What to work on: Look through the data below. Collect every line where the word "matplotlib" occurs.

[Start of Input records]

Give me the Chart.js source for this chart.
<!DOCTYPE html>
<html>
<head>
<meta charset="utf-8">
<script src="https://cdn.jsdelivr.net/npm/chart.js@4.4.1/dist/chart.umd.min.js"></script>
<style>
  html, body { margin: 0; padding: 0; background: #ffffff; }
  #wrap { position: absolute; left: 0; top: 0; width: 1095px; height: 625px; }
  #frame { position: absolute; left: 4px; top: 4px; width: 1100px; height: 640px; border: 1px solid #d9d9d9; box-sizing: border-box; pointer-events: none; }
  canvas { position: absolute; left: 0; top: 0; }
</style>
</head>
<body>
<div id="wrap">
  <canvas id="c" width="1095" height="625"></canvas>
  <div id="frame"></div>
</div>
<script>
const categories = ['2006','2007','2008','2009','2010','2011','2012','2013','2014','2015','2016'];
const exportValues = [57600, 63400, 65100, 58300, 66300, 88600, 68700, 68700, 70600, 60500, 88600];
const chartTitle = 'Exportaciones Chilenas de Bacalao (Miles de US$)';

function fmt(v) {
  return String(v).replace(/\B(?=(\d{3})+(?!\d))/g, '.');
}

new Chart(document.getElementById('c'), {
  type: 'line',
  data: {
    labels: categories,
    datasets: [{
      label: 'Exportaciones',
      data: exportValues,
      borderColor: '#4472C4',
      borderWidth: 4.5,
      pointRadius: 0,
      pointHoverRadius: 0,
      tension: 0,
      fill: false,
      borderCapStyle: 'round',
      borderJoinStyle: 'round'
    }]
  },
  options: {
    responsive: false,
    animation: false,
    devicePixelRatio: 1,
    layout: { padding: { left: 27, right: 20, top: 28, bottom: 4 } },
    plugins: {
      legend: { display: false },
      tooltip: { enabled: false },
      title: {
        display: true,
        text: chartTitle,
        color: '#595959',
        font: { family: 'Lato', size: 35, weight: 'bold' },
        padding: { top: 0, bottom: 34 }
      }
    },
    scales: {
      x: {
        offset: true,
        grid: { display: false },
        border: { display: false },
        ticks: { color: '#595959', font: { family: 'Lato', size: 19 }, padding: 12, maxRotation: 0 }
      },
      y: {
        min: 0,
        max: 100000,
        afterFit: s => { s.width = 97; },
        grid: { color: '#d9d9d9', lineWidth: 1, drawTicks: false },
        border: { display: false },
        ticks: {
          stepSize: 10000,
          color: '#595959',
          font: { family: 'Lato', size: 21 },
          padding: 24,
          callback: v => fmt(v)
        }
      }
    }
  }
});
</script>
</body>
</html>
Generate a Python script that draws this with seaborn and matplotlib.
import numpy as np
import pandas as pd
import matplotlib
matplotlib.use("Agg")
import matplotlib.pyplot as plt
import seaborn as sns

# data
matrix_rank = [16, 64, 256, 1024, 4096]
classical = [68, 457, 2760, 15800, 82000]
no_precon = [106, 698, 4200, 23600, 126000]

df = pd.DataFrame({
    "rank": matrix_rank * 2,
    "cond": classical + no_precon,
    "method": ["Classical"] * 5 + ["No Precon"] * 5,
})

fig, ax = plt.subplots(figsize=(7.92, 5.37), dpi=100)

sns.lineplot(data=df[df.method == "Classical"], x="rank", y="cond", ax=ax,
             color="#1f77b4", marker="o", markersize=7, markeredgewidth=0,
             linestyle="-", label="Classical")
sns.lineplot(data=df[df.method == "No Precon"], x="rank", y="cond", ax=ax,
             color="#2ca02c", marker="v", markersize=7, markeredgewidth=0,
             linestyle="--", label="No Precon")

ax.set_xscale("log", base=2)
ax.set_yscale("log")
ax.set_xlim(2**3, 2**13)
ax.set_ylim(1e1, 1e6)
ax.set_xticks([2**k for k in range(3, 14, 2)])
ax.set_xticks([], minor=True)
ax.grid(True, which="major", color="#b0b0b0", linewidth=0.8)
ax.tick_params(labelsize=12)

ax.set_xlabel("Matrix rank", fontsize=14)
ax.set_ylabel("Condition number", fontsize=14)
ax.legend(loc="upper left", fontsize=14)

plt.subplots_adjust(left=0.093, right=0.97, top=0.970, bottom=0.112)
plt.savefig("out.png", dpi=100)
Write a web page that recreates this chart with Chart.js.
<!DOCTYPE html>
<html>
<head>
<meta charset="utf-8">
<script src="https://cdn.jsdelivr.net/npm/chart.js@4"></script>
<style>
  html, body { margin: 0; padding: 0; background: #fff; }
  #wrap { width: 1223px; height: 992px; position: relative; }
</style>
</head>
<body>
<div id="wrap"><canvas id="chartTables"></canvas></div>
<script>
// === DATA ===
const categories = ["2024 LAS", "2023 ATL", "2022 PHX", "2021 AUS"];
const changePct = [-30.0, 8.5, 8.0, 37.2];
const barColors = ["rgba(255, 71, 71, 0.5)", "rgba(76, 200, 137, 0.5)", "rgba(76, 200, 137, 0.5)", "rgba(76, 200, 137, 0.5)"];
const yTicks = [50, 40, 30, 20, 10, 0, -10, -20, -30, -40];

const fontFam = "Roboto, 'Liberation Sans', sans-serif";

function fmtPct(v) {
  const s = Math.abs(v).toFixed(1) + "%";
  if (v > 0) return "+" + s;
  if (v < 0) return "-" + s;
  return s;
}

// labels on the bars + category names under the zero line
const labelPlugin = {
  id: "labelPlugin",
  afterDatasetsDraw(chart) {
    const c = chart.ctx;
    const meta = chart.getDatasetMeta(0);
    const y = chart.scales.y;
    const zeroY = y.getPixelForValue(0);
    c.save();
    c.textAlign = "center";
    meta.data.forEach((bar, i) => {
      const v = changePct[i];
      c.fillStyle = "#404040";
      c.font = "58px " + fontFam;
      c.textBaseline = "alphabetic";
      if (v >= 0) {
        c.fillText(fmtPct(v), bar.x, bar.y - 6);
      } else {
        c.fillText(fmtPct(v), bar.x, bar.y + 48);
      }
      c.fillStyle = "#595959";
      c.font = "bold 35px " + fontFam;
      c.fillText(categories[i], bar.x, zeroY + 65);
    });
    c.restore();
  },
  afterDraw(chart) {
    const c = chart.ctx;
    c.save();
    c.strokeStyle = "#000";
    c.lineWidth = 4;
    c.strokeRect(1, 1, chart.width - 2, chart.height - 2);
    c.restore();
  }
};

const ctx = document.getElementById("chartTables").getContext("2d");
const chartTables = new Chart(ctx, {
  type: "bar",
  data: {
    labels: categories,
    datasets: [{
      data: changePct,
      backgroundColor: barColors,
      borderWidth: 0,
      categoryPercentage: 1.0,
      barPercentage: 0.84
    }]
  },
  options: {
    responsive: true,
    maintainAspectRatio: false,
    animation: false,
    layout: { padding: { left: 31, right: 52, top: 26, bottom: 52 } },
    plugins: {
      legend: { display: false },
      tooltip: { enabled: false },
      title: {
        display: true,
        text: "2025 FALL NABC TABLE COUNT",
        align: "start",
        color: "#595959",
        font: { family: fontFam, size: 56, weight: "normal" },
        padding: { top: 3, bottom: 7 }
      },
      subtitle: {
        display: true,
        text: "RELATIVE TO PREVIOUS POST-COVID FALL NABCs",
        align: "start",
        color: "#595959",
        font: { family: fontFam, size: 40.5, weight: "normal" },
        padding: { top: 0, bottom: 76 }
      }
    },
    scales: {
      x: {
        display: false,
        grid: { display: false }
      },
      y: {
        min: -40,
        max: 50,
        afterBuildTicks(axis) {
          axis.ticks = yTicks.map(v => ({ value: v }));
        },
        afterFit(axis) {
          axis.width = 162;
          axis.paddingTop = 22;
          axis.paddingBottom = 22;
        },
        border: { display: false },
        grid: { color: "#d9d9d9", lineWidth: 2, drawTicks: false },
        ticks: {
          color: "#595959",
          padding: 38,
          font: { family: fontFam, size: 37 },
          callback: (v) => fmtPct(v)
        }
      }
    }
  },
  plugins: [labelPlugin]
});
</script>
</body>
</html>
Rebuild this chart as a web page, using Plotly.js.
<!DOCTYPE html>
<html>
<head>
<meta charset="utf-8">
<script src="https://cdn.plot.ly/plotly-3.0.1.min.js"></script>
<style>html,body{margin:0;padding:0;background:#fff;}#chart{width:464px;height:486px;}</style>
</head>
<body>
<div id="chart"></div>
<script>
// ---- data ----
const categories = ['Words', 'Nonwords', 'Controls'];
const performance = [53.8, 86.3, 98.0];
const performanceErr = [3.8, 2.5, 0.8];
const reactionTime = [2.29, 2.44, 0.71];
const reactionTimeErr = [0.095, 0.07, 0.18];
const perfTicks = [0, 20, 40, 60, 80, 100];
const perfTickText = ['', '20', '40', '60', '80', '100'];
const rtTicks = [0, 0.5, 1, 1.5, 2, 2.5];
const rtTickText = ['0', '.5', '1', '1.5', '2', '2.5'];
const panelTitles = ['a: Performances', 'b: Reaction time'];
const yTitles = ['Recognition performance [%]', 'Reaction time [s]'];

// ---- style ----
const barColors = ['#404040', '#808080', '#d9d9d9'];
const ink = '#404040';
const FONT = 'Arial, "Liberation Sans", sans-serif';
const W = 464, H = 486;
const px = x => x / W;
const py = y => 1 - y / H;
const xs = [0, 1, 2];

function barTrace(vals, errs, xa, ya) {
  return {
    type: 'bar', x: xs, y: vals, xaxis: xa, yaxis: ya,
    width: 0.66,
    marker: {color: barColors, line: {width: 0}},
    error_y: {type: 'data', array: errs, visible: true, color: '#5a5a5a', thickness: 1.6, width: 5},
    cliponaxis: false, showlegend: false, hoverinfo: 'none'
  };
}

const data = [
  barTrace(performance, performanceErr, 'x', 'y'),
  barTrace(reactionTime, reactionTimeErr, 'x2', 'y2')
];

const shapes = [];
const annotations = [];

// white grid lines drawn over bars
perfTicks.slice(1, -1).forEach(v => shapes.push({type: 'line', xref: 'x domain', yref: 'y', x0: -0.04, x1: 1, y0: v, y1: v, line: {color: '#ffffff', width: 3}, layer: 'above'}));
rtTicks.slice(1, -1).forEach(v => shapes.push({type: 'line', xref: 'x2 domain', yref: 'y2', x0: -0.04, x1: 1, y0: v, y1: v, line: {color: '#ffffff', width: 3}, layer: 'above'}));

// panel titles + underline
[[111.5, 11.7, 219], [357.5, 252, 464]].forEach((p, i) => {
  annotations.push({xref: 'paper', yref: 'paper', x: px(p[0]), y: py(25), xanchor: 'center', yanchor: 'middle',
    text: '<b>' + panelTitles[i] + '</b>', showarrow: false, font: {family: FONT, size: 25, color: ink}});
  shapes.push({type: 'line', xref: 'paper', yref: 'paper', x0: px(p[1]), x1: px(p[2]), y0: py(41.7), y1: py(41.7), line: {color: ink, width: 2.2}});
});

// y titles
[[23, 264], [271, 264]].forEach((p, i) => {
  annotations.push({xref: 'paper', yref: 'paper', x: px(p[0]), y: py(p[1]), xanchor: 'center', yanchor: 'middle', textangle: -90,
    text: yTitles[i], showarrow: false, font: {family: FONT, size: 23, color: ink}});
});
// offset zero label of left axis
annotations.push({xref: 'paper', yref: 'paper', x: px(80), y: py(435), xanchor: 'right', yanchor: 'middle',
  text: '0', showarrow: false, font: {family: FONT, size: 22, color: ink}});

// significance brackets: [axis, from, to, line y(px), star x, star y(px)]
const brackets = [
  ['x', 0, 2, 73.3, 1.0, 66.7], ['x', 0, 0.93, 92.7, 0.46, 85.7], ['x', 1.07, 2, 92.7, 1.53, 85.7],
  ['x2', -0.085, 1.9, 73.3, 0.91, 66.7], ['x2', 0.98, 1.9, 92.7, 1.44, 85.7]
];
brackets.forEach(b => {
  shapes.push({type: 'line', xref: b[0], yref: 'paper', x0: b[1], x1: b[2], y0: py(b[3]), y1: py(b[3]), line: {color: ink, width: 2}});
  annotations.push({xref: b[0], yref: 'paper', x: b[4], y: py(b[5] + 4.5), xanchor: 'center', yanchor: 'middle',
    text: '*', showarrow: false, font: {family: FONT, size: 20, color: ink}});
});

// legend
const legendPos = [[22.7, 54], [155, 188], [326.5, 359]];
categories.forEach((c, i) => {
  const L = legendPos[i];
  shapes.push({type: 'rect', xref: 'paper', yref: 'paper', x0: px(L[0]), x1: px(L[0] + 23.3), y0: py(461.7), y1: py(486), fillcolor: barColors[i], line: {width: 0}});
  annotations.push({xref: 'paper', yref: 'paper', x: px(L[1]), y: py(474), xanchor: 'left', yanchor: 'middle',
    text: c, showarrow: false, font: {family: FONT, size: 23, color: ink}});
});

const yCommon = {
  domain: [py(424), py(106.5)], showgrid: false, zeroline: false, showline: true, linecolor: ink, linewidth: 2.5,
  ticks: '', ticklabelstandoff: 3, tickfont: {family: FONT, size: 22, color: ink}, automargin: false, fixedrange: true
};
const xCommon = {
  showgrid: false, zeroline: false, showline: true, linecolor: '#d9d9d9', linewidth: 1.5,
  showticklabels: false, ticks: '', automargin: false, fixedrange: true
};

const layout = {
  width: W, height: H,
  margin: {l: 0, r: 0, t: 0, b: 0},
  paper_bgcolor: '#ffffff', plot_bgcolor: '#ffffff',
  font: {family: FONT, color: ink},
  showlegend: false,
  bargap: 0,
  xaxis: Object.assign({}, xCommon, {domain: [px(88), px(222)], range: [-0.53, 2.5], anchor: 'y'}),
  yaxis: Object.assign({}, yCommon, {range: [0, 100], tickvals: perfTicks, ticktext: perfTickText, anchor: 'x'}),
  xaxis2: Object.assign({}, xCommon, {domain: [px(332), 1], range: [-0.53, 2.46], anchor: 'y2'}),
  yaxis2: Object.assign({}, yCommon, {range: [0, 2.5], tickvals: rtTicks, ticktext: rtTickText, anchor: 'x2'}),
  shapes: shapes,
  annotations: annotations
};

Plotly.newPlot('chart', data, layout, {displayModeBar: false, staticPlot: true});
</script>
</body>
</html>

[End of Input records]

Output for this exercise:
Generate a Python script that draws this with seaborn and matplotlib.
import matplotlib
matplotlib.use("Agg")
import matplotlib.pyplot as plt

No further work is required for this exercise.